Pelane, from other side, estimates how easy you will find a technique from your arsenal that can be applied leading to eliminations.

Today I made some experimenting with different approach.

Ignoring the effort in applying the known techniques (singles, tried also with locked candidates), count the average guesses you should do, choosing only from the "best" guesses.

Best guess is one that is most probable to hit the correct value. Since we don't know what is the correct value for the cell, we are choosing (cell,value) pair following these criteria:

a) maximal probability == minimal number of candidates;

b) maximal direct interactions with other pencilmarks.

The a) criterion is calculated by simplification that the number of the candidates in the cell and the number of the positions of the value within the box, row, and column are independent and therefore the resulting probability is the product of the individual probabilities.
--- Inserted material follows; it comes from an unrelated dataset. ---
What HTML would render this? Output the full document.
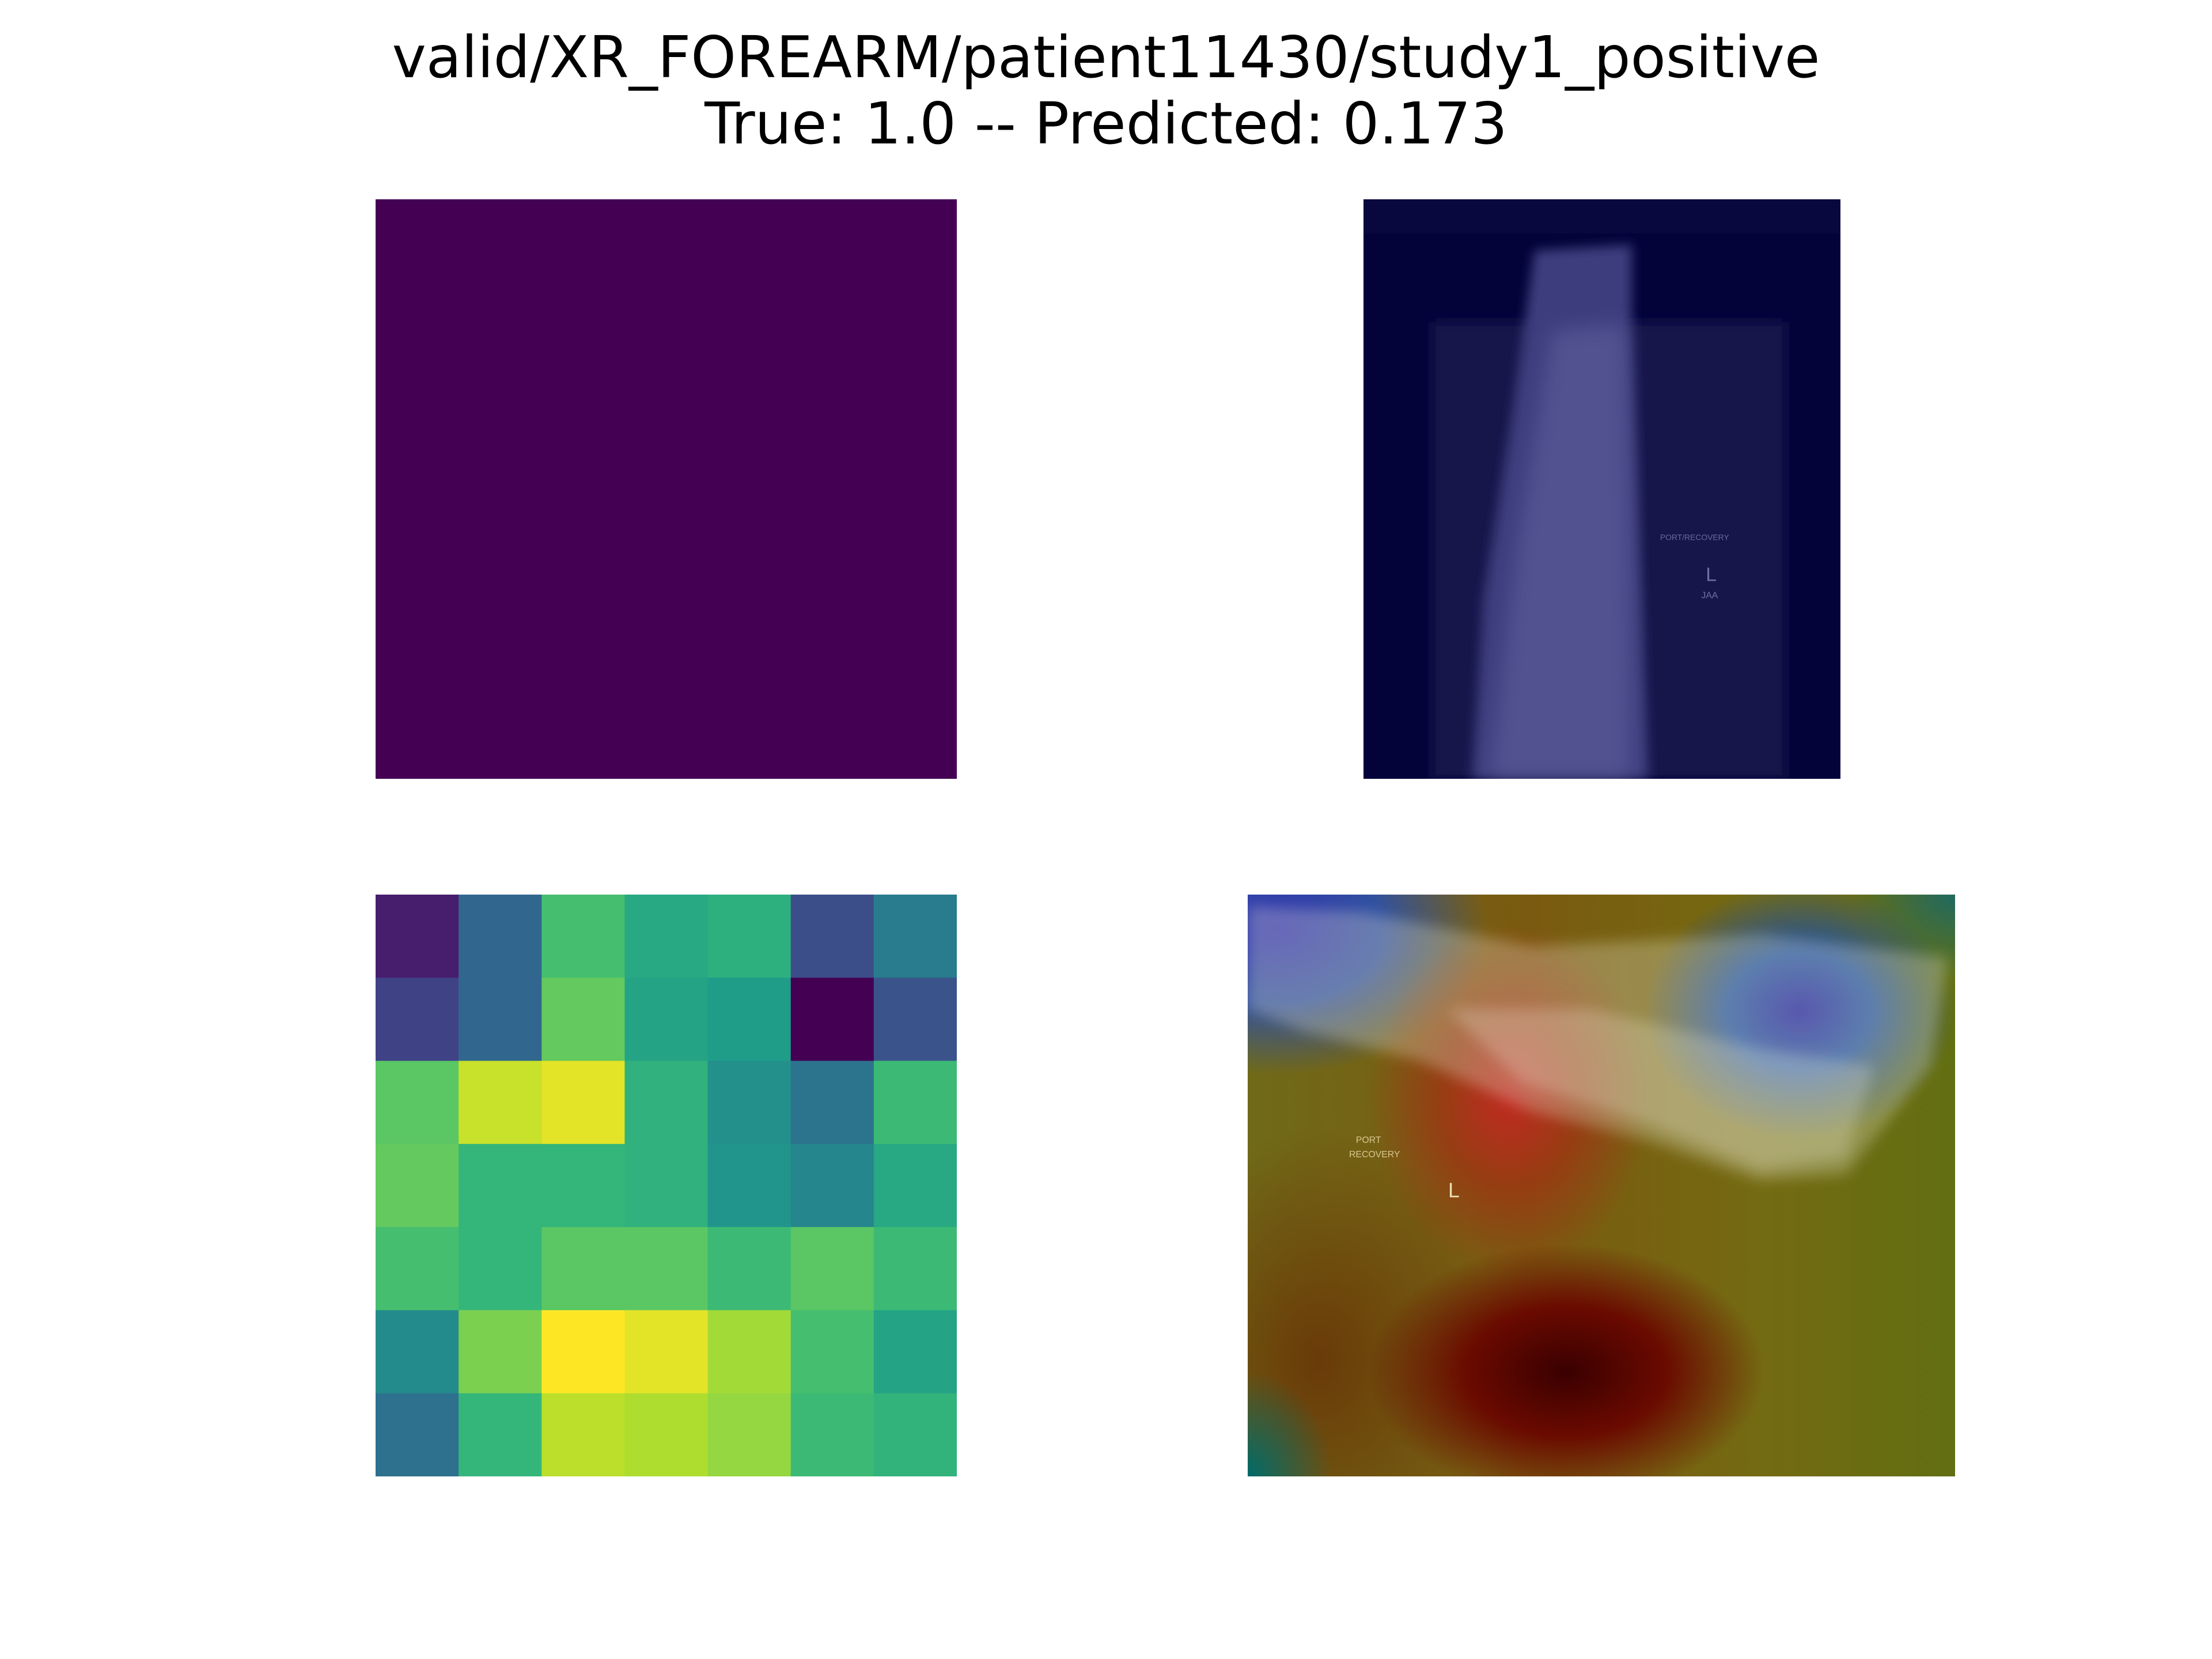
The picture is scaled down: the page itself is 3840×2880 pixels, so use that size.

In practice it is calculated by searching the maximal reciprocal of the product of the above 4 counts.

The b) criterion is pure artificial and its purpose is to limit the number of equally probable guesses. Without such limitation, walking on hardest collection with, say, 50 puzzles per second, each 2000th puzzle takes one hour to be completed just due to the large number of candidates with equal probability that have to be traversed.

All guesses with equal weight are processed, and the results are averaged. Finally an average depth of guessing is calculated, which is the rating value.

There is poor correlation with SE rating, which is not surprise since SE is focused on "hardest step knowledge" but I am focusing on average efforts, weighting every guess to 1, single eliminations to 0 and probability calculations to 0.

The method is not sensitive to VPT in any way. Puzzles solved by singles have rating 0. The method in some degree depends on the number of givens.

There are significant deviations in the rating proportions when small changes in techniques is made (+/- locked candidates), and when b) criterion is changed to similar one. This noise is making the entire approach not so promising.